The sleep-deprivation challenge continues, and so must etc. And can only give this a one-time read through before posting. It requires much more time than that. Anyway, I regret didn’t get to what you shared regarding imagination requiring real. In your words: “Perhaps most importantly, this model serves as an object through which one’s imagination can take flight, but flight which is not entirely free, but necessarily tied in some ways to the real world.” (similar to my thoughts on “honing out the discoveries from the traction friction of disparates” above. Only in this case it’s more “opposites”). Further, to your (intuition, maybe?) of the necessity of imagination and reality, my editor and fellow Mythblast author Bradley Olson introduced me to Wallace Stevens’s essays on imagination. Excellent stuff—especially in the first essay that addresses the necessity of the tension between imagination and “reality” as a conflict between connotative and denotative language (or one’s read of language)(attitude of the perceiver stuff), where denotation gives clear structural direction, and connotation provides the multiplicity of association, the scattered herd of belligerent sheep, if you will. Also, it brings to mind from I forget now which alchemical text, “The Emblem of Avicenna” which I think you’d appreciate: an image of a flying bird tied by a chain to a sort of toad-like/gila monsterish thing on the ground, and is also called “Fixing the Volatile.”

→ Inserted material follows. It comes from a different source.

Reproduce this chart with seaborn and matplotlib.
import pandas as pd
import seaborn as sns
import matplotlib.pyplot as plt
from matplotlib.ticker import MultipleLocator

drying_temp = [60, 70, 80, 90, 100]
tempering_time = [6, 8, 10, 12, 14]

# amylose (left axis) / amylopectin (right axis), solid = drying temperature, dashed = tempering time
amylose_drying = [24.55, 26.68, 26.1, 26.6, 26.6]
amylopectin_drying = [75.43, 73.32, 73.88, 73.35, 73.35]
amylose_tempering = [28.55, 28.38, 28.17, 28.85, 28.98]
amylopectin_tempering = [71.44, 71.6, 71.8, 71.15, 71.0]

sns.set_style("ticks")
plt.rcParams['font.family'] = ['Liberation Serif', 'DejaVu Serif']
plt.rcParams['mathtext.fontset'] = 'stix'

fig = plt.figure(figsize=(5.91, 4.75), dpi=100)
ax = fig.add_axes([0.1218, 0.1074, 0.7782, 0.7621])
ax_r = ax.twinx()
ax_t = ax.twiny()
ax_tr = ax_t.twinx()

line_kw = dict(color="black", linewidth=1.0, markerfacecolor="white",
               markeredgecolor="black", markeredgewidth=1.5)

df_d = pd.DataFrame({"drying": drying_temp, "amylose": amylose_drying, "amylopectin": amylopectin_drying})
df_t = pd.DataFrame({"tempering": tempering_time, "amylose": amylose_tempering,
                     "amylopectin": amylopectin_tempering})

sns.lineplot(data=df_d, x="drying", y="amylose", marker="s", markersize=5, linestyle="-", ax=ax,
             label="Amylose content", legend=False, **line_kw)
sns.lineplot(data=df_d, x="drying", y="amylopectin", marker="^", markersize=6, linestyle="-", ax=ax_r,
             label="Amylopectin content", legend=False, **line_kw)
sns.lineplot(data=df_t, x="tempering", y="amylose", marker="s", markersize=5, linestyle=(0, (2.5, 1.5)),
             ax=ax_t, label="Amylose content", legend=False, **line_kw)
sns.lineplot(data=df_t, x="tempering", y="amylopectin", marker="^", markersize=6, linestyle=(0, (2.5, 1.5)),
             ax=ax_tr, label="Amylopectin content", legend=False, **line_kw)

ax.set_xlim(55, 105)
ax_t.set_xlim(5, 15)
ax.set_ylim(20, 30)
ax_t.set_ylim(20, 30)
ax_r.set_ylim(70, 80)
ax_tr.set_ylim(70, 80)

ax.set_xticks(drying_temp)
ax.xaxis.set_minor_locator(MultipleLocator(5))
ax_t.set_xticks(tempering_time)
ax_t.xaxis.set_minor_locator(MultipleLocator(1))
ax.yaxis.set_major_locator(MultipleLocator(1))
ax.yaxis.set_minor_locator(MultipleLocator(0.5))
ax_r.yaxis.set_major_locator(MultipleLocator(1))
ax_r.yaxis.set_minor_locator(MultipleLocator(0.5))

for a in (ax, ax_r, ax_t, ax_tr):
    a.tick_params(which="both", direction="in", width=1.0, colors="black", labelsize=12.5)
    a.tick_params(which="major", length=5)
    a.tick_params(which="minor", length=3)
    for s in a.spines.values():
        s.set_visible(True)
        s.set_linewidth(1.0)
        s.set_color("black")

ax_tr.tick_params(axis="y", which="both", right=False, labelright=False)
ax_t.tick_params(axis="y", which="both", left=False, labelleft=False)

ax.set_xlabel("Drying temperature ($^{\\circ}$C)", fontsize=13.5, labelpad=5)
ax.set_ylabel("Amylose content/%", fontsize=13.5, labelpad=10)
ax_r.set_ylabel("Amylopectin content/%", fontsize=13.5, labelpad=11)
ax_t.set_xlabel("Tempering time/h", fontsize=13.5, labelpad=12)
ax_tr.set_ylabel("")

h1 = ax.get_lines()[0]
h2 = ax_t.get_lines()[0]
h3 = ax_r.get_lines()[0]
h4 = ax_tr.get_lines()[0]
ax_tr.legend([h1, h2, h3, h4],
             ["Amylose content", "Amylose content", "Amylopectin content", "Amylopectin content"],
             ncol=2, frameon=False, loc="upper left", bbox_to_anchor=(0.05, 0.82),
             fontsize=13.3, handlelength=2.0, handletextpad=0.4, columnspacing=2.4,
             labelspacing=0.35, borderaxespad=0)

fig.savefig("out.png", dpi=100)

And that leads to the next regret, not time for diving into the alchemy. That’s one that I study pretty thoroughly, and Marie-Louise von Franz my preferred presenter–in that, and in other things.

And lastly, it should not be overlooked your: “I have found that when the individual has done the leg work, meaning when they have exhausted themselves in doing the analysis, the reflection, etc., the response by the unconscious is often stronger and of far greater clarity and relevance.” Indeed. That has been unequivocally my experience, do the inner work: meditation, dreams, poetry, science, avocation, etc.,. And fighting sleep again, but one lastly last on this: I find it very amusing that for all the hard work one does in this inner-work business, in the quest to achieve greater liberation, they are guaranteed, as a reward, to incur upon themselves not less, but ever increasing responsibility. Apparently our reward for progress is to be held accountable for the levels (or whatever one wants to call them) we achieve. Let that be a warning to all the fortunate ones who excel in the work. Ha. I sleep.